Está claro, de todos modos: la actuación, muy debajo de las expectativas, de Argentina en el medallero, no colabora a revertir esta tendencia.


Quizás Lima 2019 sea una foto inexacta de aquel presente deportivo argentino, una actuación inflada por esas cosas del deporte que hoy coloca la vara muy alta. La de Santiago, al contrario, es hasta aquí un castigo demasiado profundo a la crisis del último lustro en el financiamiento deportivo, y podría tener a Argentina con su peor posición histórica en el medallero panamericano.
Es cierto, hay crisis, inflación, desfinanciamiento sistemático del deporte de alto rendimiento: cuando no había Enard, antes del 2009, todavía había clubes de barrio; hoy, con el Enard rengo y los clubes quebrados (y sin un apoyo sistemático desde el Estado), flaquean los pilares para un deporte competitivo. Y sin bases deportivas, con un sistema precario de apoyo solo a la elite, ¿de dónde se supone salen los atletas argentinos del mañana?

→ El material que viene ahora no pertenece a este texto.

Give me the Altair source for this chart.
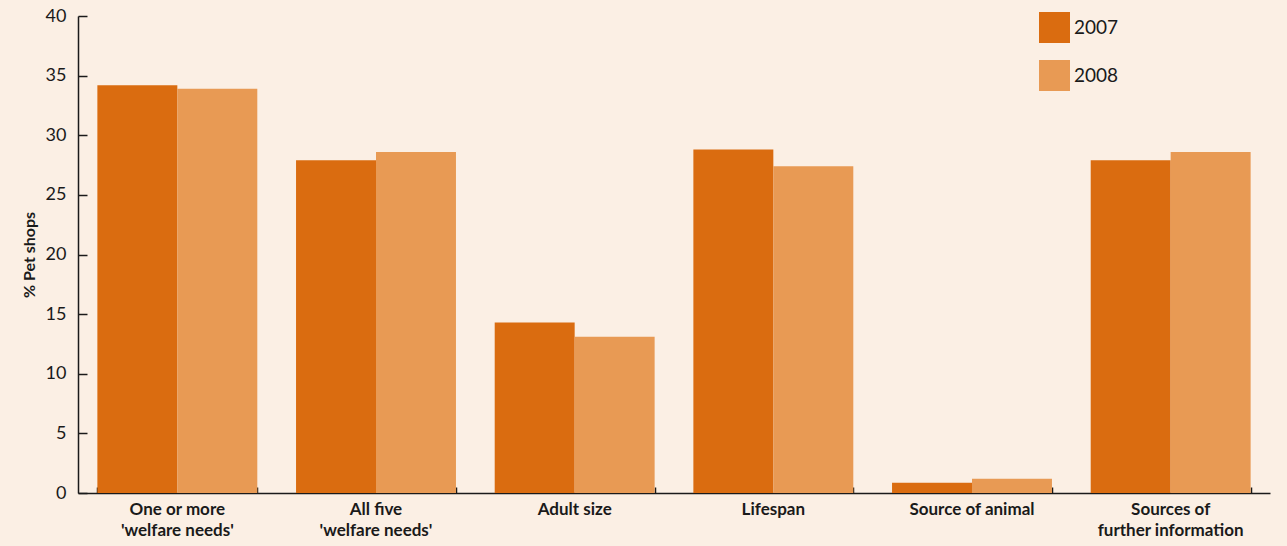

Además de nuestros problemas, también, claro, crecieron alrededor: todos los países de la región tienen programas de apoyo al deporte, todos buscan crecer, competir. Aún así, parece un resultado demasiado brutal para un país que estuvo 7 años sumido en una sangrienta dictadura y tuvo un deporte sin columna vertebral durante seis décadas.
¿Es el medallero de Juegos Panamericanos, ligado al azar deportivo y a la realidad de cada deporte, un modo válido de analizar una política deportiva? En todo caso, es un dato, quizás un dato más revelador que el medallero olímpico, una competencia que todavía nos queda lejos y donde cada presea es una excepción. Una foto, pero de un momento puntual, que oculta que Argentina, por diversas circunstancias, no es la potencia deportiva, no tiene el movimiento deportivo en sus bases que supo tener. Eran otros tiempos, era otra la historia: hubo un tiempo que fue hermoso.